EXERCISE DIRECTIONS: Leaving the pictures out, print the lines from the first line of the listing through the line containing "import seaborn as sns", exactly as they read, and no others.
• • • • • • •
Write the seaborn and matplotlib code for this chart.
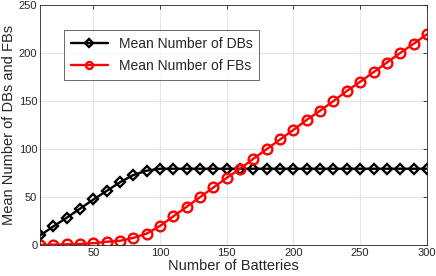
"""Mean number of DBs and FBs versus number of batteries."""

import numpy as np
import pandas as pd
import matplotlib
matplotlib.use("Agg")
import matplotlib.pyplot as plt
import seaborn as sns

# Data
batteries = list(range(10, 301, 10))
mean_dbs = [10, 19.5, 28.5, 38, 47.5, 56.5, 65.5, 73, 77.5, 79.5,
            79.5, 79.5, 79.5, 79.5, 79.5, 79.5, 79.5, 79.5, 79.5, 79.5,
            79.5, 79.5, 79.5, 79.5, 79.5, 79.5, 79.5, 79.5, 79.5, 79.5]
mean_fbs = [0.3, 0.5, 0.8, 1.2, 2, 3.5, 4.5, 7.5, 12, 20,
            30, 40, 50, 60, 70, 79.5, 90, 100, 110, 120,
            130.5, 140, 150, 160.5, 170, 180, 190, 200, 209.5, 219.5]

series_names = ["Mean Number of DBs", "Mean Number of FBs"]

df = pd.DataFrame({
    "batteries": batteries * 2,
    "value": mean_dbs + mean_fbs,
    "series": [series_names[0]] * len(batteries) + [series_names[1]] * len(batteries),
})

sns.set_theme(style="whitegrid")
plt.rcParams["font.family"] = ["Liberation Sans", "DejaVu Sans"]

fig = plt.figure(figsize=(4.36, 2.76), dpi=100)
ax = fig.add_axes([0.092, 0.112, 0.887, 0.87])

sns.lineplot(
    data=df, x="batteries", y="value", hue="series", style="series",
    palette={series_names[0]: "black", series_names[1]: "red"},
    markers={series_names[0]: "D", series_names[1]: "o"},
    dashes=False, linewidth=1.7, markersize=7, ax=ax,
)
# hollow markers in the line colour, MATLAB style
for line in ax.lines:
    line.set_markerfacecolor("none")
    line.set_markeredgecolor(line.get_color())
    line.set_markeredgewidth(1.7)
    if line.get_marker() == "D":
        line.set_markersize(5.5)

ax.set_xlim(10, 300)
ax.set_ylim(0, 250)
ax.set_xticks([50, 100, 150, 200, 250, 300])
ax.set_yticks([0, 50, 100, 150, 200, 250])
ax.set_xlabel("Number of Batteries", fontsize=10.5, color="#262626", labelpad=1)
ax.set_ylabel("Mean Number of DBs and FBs", fontsize=10.5, color="#262626", labelpad=2)
ax.tick_params(axis="both", labelsize=8, colors="#262626", direction="in",
               length=3, width=0.6, pad=2, top=True, right=True, labelcolor="#262626")
ax.grid(True, color="#e6e6e6", linewidth=0.8)
for spine in ax.spines.values():
    spine.set_color("#262626")
    spine.set_linewidth(0.6)

leg = ax.legend(loc="upper left", bbox_to_anchor=(0.045, 0.925), fontsize=10,
                frameon=True, fancybox=False, edgecolor="#262626",
                handlelength=2.6, borderpad=0.5, labelspacing=0.6)
leg.get_frame().set_linewidth(0.6)
for h in leg.legend_handles:
    h.set_markerfacecolor("none")
    h.set_markeredgecolor(h.get_color())
    h.set_markeredgewidth(1.7)
    h.set_markersize(4.5 if h.get_marker() == "D" else 5)

fig.savefig("out.png", dpi=100)
plt.close(fig)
• • • • • • •
EXERCISE RESPONSE:
Write the seaborn and matplotlib code for this chart.
"""Mean number of DBs and FBs versus number of batteries."""

import numpy as np
import pandas as pd
import matplotlib
matplotlib.use("Agg")
import matplotlib.pyplot as plt
import seaborn as sns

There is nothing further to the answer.